Chessable does not have any apps but it works very well on desktop and mobile browsers that we’ve used. Kramaley, in his email, says, “Ironically this past month I’ve had some of the worst internet for a while… in the south of France. Chessable works pretty well still; if you can put up with the odd page not loading here and there. We’ve used current (non-app) technology as well as possible to allow for poor connections and if can find more ways to optimise it we will.”
The users whom we spoke with over email feel that Chessable does have some room for improvement. Newhall told Gadgets 360: “The one area I’ve always wanted Chessable to improve but it hasn’t yet is to have an export feature. I know it is coming but for a player like me, who mainly has my own opening lines on the site to review, it is tough to have to manually keep Chessable and my own .pgn files up-to-date and matching on my own.”
PGN files are widely used to record chess moves and you could think of them as the mp3 of the chess world (everyone uses them). “Especially strong players have their own routine figured out long ago and it always involves Chessbase and .pgn files. They are less likely to switch to something like Chessable since they already have a routine that works for them on openings,” Newhall added.
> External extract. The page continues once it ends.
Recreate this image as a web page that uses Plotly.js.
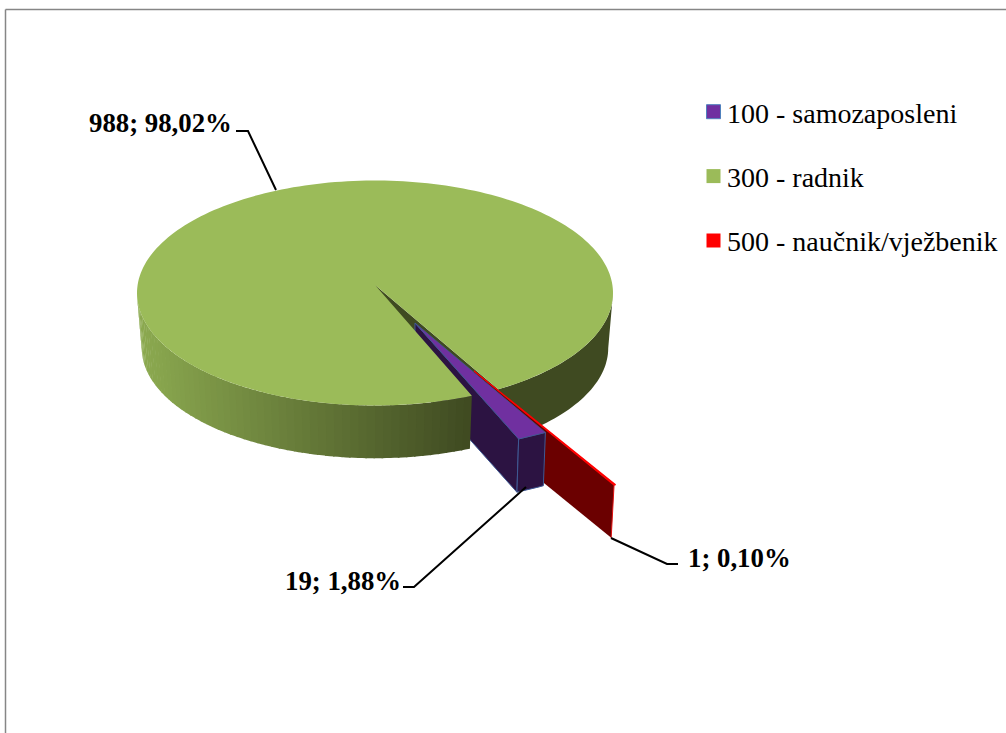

Dr. McGrew on the other hand said that there are more forms of study that the site could support. “I think there is room for the introduction of some new study methods – all founded on the same learning science that shapes everything they do at Chessable – that would increase the extent to which the system not only trains memory but also activates the more deliberate analytical section of one’s mind,” he added. He would also like the site to implement some more methods to create new training programs. “I’d tell you what those methods are, but I’m saving them to tell to David Kramaley in the hope that I can persuade him to implement them before someone else does.”